The council voted 4-2 in favor of a first reading of an occupational tax ordinance on Nov. 4 that would increase the tax from its current .5 percent to 1.25 percent beginning Jan. 1, 2014.
“Some of the board members got together and that’s what they wanted to do because the finances are getting so low,” said Mayor Clay Crupper. “I left it up to them.”
A second reading will be voted on at 5:30 p.m. Nov. 18 during the council’s regular meeting.
Council member Sara Cummins brought the .75-increase motion to the table and it was seconded by council member Scott Bates.
Cummins and Bates, along with Kenny Edmondson, voted in favor of the ordinance while Jim Hendy and Carisa Hughett voted against the first reading.
Council member Fred Money abstained from voting, however, his vote counts for the majority.
“I feel more comfortable with a .5 raise,” Money said before the vote.
“I feel more comfortable with a .25-percent raise,” Hughett responded.
Dry Ridge is the only city in Grant County to have an occupational tax.
In the 2010-11 fiscal year, the tax brought in $329,563.
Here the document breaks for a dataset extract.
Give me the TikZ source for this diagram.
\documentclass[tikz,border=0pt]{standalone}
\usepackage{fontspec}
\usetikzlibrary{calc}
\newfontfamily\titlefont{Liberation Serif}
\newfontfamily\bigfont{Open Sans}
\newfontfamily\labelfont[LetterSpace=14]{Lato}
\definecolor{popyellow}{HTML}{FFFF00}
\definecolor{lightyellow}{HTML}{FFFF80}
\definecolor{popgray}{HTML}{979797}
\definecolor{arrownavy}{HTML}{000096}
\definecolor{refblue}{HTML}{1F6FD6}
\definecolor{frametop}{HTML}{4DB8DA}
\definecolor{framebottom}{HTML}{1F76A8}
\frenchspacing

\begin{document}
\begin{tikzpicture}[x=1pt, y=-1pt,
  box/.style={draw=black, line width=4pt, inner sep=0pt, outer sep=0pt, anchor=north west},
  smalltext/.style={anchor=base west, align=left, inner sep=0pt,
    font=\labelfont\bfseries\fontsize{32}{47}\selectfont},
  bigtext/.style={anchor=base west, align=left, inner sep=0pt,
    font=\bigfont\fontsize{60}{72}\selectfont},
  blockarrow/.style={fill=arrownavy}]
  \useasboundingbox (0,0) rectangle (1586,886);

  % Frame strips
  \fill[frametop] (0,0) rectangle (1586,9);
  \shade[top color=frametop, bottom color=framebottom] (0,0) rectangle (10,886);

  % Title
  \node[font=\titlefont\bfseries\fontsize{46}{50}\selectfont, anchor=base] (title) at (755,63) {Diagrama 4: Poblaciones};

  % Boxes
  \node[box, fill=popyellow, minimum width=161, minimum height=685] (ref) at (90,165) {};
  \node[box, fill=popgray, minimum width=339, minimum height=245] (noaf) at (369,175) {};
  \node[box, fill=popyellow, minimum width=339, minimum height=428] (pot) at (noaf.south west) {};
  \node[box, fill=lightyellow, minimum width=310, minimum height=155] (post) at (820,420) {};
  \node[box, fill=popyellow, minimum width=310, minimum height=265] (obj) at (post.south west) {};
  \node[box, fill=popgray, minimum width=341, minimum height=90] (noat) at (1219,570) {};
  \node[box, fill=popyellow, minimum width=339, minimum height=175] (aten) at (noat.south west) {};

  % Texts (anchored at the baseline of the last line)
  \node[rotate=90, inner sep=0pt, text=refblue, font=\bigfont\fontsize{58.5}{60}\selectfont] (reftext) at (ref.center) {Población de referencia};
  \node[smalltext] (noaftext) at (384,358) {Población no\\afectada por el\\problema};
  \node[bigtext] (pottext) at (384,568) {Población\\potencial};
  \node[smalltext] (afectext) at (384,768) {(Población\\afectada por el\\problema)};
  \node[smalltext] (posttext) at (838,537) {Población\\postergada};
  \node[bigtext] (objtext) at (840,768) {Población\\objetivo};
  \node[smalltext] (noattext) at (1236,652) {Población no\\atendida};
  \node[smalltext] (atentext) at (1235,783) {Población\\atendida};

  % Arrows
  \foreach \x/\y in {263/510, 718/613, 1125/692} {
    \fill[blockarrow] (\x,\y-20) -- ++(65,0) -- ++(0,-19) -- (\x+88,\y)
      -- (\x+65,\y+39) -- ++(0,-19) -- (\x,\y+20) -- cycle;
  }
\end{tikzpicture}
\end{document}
During the past fiscal year, $346,695 was generated from the tax.
In the 2013-14 city budget, Dry Ridge is estimated to only have $32,912 in its General Fund at the end of the fiscal year.
A standing-room only crowd of more than 40 people had previously watched July 1 as the council voted against a payroll tax increase.
Crupper originally had recommended that the council raise the payroll tax from .5 percent to 1 percent in order to generate about $320,000 in much-needed additional revenue.
“I was trying to get by as cheap as we can and get by,” Crupper said. “But, they said the amount of money that a .5 percent (increase) was going to raise was just going to be a Band-Aid and they needed a little more to do some things we’re going to have to do before long.”
A motion to increase the payroll tax to 1.5 percent during the summer was withdrawn after the council heard complaints from local employees.
The council voted 4-2 to withdraw the ordinance that would have tripled the amount anyone who works within the city limits would have to pay.
Bates and Cummins voted against withdrawing the ordinance.
A second motion to raise the payroll tax from .5 percent to 1 percent on July 1 also failed 4-2 with Hendy and Money voting yes and Bates, Cummins, Edmondson and Hughett voting no.
While members of the UAW Local 3064 at Dana Corp. and other local employees gathered at the meeting earlier this year to express their opposition to the tax increase, only a handful were on hand during the Nov. 4 meeting.
Many were unaware of the ordinance being on the agenda until the day of the meeting.
While using the increased revenue to expand law enforcement in Dry Ridge has been discussed previously, Crupper listed other uses for the funds.
“It will be used for our water tower because we’re going to have to do something about it before too long,” he said. “That’s about $170,000 to go in there and sandblast it and repair that water tower. That’s what a lot of the money is going to be used for. Then, down the road, it won’t be before too long we’re going to need an ambulance. So, we have to start saving for that if we’re going to provide the service we’re providing.”